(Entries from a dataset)
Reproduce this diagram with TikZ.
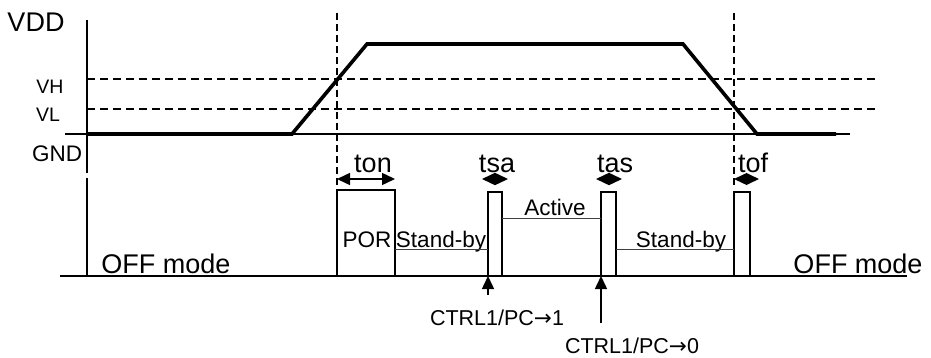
\documentclass[tikz,border=0pt]{standalone}
\usepackage{fontspec}
\setmainfont{Liberation Sans}
\newfontfamily\arrowfont{DejaVu Sans}
\usetikzlibrary{arrows.meta}
\tikzset{lb/.style  = {inner sep=0pt, anchor=base, font=\fontsize{22.5}{22.5}\selectfont},
         big/.style = {inner sep=0pt, anchor=base, font=\fontsize{27}{27}\selectfont},
         sm/.style  = {inner sep=0pt, anchor=base, font=\fontsize{19.5}{19.5}\selectfont},
         ctl/.style = {inner sep=0pt, anchor=base, font=\fontsize{21.5}{21.5}\selectfont},
         sig/.style = {line width=3.6pt},
         dl/.style  = {line width=1.2pt, dash pattern=on 8pt off 5pt},
         dv/.style  = {line width=1.2pt, dash pattern=on 7pt off 4pt},
         md/.style  = {line width=0.9pt, black!75},
         bx/.style  = {line width=1.4pt},
         ax/.style  = {line width=1.5pt}}
\newcommand{\toarrow}{{\arrowfont →}}

\begin{document}
\begin{tikzpicture}[x=1pt, y=-1pt, >={Triangle[length=13pt, width=12pt]}]
    \useasboundingbox (0,0) rectangle (931,358);
    \coordinate (ya) at (87,20);  \coordinate (yb) at (87,173);
    \coordinate (la) at (87,178); \coordinate (lb) at (87,276);
    \coordinate (g0) at (65,134); \coordinate (g1) at (850,134);
    \coordinate (h0) at (87,79);  \coordinate (h1) at (877,79);
    \coordinate (l0) at (87,109); \coordinate (l1) at (877,109);
    \coordinate (v0) at (87,134); \coordinate (v1) at (292,134); \coordinate (v2) at (367,44);
    \coordinate (v3) at (683,44); \coordinate (v4) at (757,134); \coordinate (v5) at (836,134);
    \coordinate (d0) at (337,13); \coordinate (d1) at (337,187);
    \coordinate (e0) at (734,13); \coordinate (e1) at (734,187);
    \coordinate (b0) at (60,276); \coordinate (b1) at (907,276);
    \coordinate (p0) at (337,190); \coordinate (p1) at (395,276);
    \coordinate (s0) at (488,192); \coordinate (s1) at (502,276);
    \coordinate (a0) at (601,192); \coordinate (a1) at (616,276);
    \coordinate (f0) at (734,192); \coordinate (f1) at (750,276);
    \coordinate (m0) at (395,249); \coordinate (m1) at (488,249);
    \coordinate (n0) at (502,218); \coordinate (n1) at (601,218);
    \coordinate (o0) at (616,249); \coordinate (o1) at (734,249);
    \coordinate (c1) at (488,295); \coordinate (c1t) at (488,276);
    \coordinate (c0) at (601,323); \coordinate (c0t) at (601,276);

    \node[big] (vdd) at (36,32) {VDD};
    \node[sm] (vh) at (50,94) {VH}; \node[sm] (vl) at (48,122) {VL};
    \node[lb] (gnd) at (57,162) {GND};
    \node[big] (ton) at (373,173) {ton}; \node[big] (tsa) at (497,173) {tsa};
    \node[big] (tas) at (615,173) {tas}; \node[big] (tof) at (753,173) {tof};
    \node[lb] (por) at (367,247) {POR};
    \node[lb] (sb1) at (441,247) {Stand-by}; \node[lb] (act) at (555,215) {Active};
    \node[lb] (sb2) at (681,247) {Stand-by};
    \node[big] (offl) at (166,273) {OFF mode}; \node[big] (offr) at (858,273) {OFF mode};
    \node[ctl] (ctl1) at (497,325) {CTRL1/PC\toarrow1}; \node[ctl] (ctl0) at (632,353) {CTRL1/PC\toarrow0};

    \draw[ax] (ya) -- (yb);
    \draw[ax] (la) -- (lb);
    \draw[line width=1.2pt] (g0) -- (g1);
    \draw[dl] (h0) -- (h1);
    \draw[dl] (l0) -- (l1);
    \draw[dv] (d0) -- (d1);
    \draw[dv] (e0) -- (e1);
    \draw[sig] (v0) -- (v1) -- (v2) -- (v3) -- (v4) -- (v5);
    \draw[bx] (p0) rectangle (p1);
    \draw[bx] (s0) rectangle (s1);
    \draw[bx] (a0) rectangle (a1);
    \draw[bx] (f0) rectangle (f1);
    \draw[md] (m0) -- (m1);
    \draw[md] (n0) -- (n1);
    \draw[md] (o0) -- (o1);
    \draw[line width=1.8pt] (b0) -- (b1);
    \draw[<->, ax] (337,179) -- (395,179);
    \draw[<->, ax] (482,179) -- (508,179);
    \draw[<->, ax] (596,179) -- (622,179);
    \draw[<->, ax] (734,179) -- (759,179);
    \draw[->, ax] (c1) -- (c1t);
    \draw[->, ax] (c0) -- (c0t);
\end{tikzpicture}
\end{document}
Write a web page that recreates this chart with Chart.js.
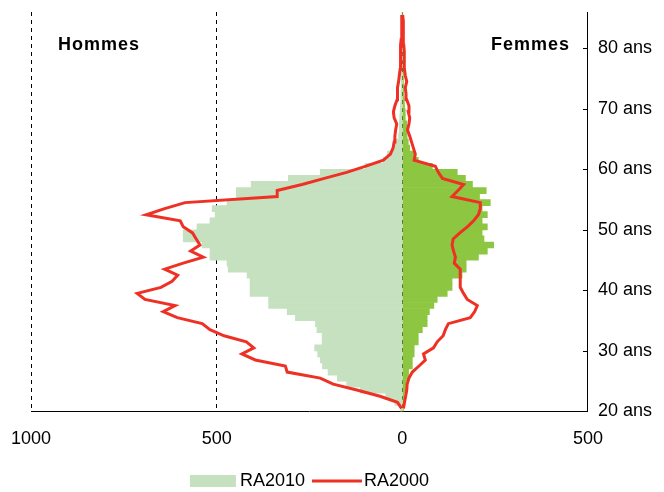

◆ EXERCISE ◆
The entries above should be reproduced exactly, without their pictures.

◆ WRITTEN RESPONSE ◆
Reproduce this diagram with TikZ.
\documentclass[tikz,border=0pt]{standalone}
\usepackage{fontspec}
\setmainfont{Liberation Sans}
\newfontfamily\arrowfont{DejaVu Sans}
\usetikzlibrary{arrows.meta}
\tikzset{lb/.style  = {inner sep=0pt, anchor=base, font=\fontsize{22.5}{22.5}\selectfont},
         big/.style = {inner sep=0pt, anchor=base, font=\fontsize{27}{27}\selectfont},
         sm/.style  = {inner sep=0pt, anchor=base, font=\fontsize{19.5}{19.5}\selectfont},
         ctl/.style = {inner sep=0pt, anchor=base, font=\fontsize{21.5}{21.5}\selectfont},
         sig/.style = {line width=3.6pt},
         dl/.style  = {line width=1.2pt, dash pattern=on 8pt off 5pt},
         dv/.style  = {line width=1.2pt, dash pattern=on 7pt off 4pt},
         md/.style  = {line width=0.9pt, black!75},
         bx/.style  = {line width=1.4pt},
         ax/.style  = {line width=1.5pt}}
\newcommand{\toarrow}{{\arrowfont →}}

\begin{document}
\begin{tikzpicture}[x=1pt, y=-1pt, >={Triangle[length=13pt, width=12pt]}]
    \useasboundingbox (0,0) rectangle (931,358);
    \coordinate (ya) at (87,20);  \coordinate (yb) at (87,173);
    \coordinate (la) at (87,178); \coordinate (lb) at (87,276);
    \coordinate (g0) at (65,134); \coordinate (g1) at (850,134);
    \coordinate (h0) at (87,79);  \coordinate (h1) at (877,79);
    \coordinate (l0) at (87,109); \coordinate (l1) at (877,109);
    \coordinate (v0) at (87,134); \coordinate (v1) at (292,134); \coordinate (v2) at (367,44);
    \coordinate (v3) at (683,44); \coordinate (v4) at (757,134); \coordinate (v5) at (836,134);
    \coordinate (d0) at (337,13); \coordinate (d1) at (337,187);
    \coordinate (e0) at (734,13); \coordinate (e1) at (734,187);
    \coordinate (b0) at (60,276); \coordinate (b1) at (907,276);
    \coordinate (p0) at (337,190); \coordinate (p1) at (395,276);
    \coordinate (s0) at (488,192); \coordinate (s1) at (502,276);
    \coordinate (a0) at (601,192); \coordinate (a1) at (616,276);
    \coordinate (f0) at (734,192); \coordinate (f1) at (750,276);
    \coordinate (m0) at (395,249); \coordinate (m1) at (488,249);
    \coordinate (n0) at (502,218); \coordinate (n1) at (601,218);
    \coordinate (o0) at (616,249); \coordinate (o1) at (734,249);
    \coordinate (c1) at (488,295); \coordinate (c1t) at (488,276);
    \coordinate (c0) at (601,323); \coordinate (c0t) at (601,276);

    \node[big] (vdd) at (36,32) {VDD};
    \node[sm] (vh) at (50,94) {VH}; \node[sm] (vl) at (48,122) {VL};
    \node[lb] (gnd) at (57,162) {GND};
    \node[big] (ton) at (373,173) {ton}; \node[big] (tsa) at (497,173) {tsa};
    \node[big] (tas) at (615,173) {tas}; \node[big] (tof) at (753,173) {tof};
    \node[lb] (por) at (367,247) {POR};
    \node[lb] (sb1) at (441,247) {Stand-by}; \node[lb] (act) at (555,215) {Active};
    \node[lb] (sb2) at (681,247) {Stand-by};
    \node[big] (offl) at (166,273) {OFF mode}; \node[big] (offr) at (858,273) {OFF mode};
    \node[ctl] (ctl1) at (497,325) {CTRL1/PC\toarrow1}; \node[ctl] (ctl0) at (632,353) {CTRL1/PC\toarrow0};

    \draw[ax] (ya) -- (yb);
    \draw[ax] (la) -- (lb);
    \draw[line width=1.2pt] (g0) -- (g1);
    \draw[dl] (h0) -- (h1);
    \draw[dl] (l0) -- (l1);
    \draw[dv] (d0) -- (d1);
    \draw[dv] (e0) -- (e1);
    \draw[sig] (v0) -- (v1) -- (v2) -- (v3) -- (v4) -- (v5);
    \draw[bx] (p0) rectangle (p1);
    \draw[bx] (s0) rectangle (s1);
    \draw[bx] (a0) rectangle (a1);
    \draw[bx] (f0) rectangle (f1);
    \draw[md] (m0) -- (m1);
    \draw[md] (n0) -- (n1);
    \draw[md] (o0) -- (o1);
    \draw[line width=1.8pt] (b0) -- (b1);
    \draw[<->, ax] (337,179) -- (395,179);
    \draw[<->, ax] (482,179) -- (508,179);
    \draw[<->, ax] (596,179) -- (622,179);
    \draw[<->, ax] (734,179) -- (759,179);
    \draw[->, ax] (c1) -- (c1t);
    \draw[->, ax] (c0) -- (c0t);
\end{tikzpicture}
\end{document}
Write a web page that recreates this chart with Chart.js.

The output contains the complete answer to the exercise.